Since early 2024, some of the stalwarts of the team have left, and if one analyses the team, it does appear to be a pale shadow of itself, with next to no recognition of what it used to be in the past. Since early 2024, names like Adrian Newey, Jonathan Wheatley, Christian Horner, and Helmut Marko have all left the squad.

The most recent one of the high-profile exits was none other than Max Verstappen‘s race engineer, Gianpiero Lambiase. The new Red Bull team principal, Laurent Mekies, on his part, is up against it right now as the team will be building its own power unit that is currently a step behind the grid benchmark in Mercedes.

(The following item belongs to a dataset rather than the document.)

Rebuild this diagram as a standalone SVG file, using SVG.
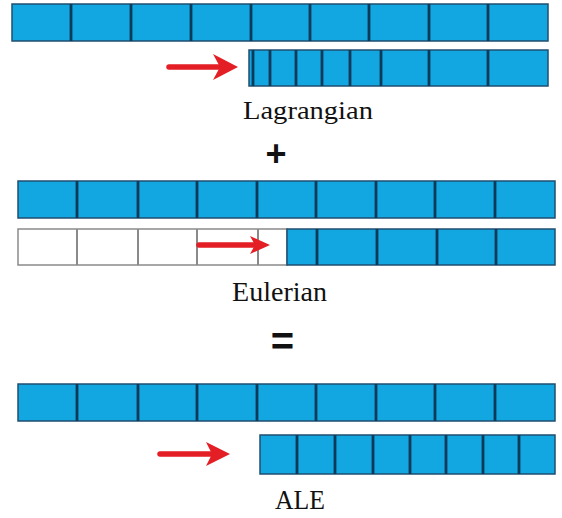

At the same time, the car is also a step behind. The plight of the Austrian team was put in front of Zak Brown, who admitted that the situation might not be great for Red Bull at this moment, but they were going through a phase similar to what he went through when he joined McLaren. Backing Mekies to bring the team back to the top, the American told Motorsport,

“They have to kind of do a little bit of a reset. They lost a lot of people: Christian, Wheatley, GP [Lambiase] eventually, Newey. So much what I came into, which was a different situation because they were very competitive, but the majority of the pitwall’s changed. I rate Laurent, I think he does a very good job. He’s technical, he’s young and he’s got to rebuild the people that he lost and rebuild the team.”

He added,

“I have no doubt he will, and much like McLaren had an immense amount of talent that just needed to be unlocked, I think that’s probably the same as Red Bull. They’ve been very dominant up to not very long ago, so there’s a lot of talent in there and I think he’ll just need to get it redirected.”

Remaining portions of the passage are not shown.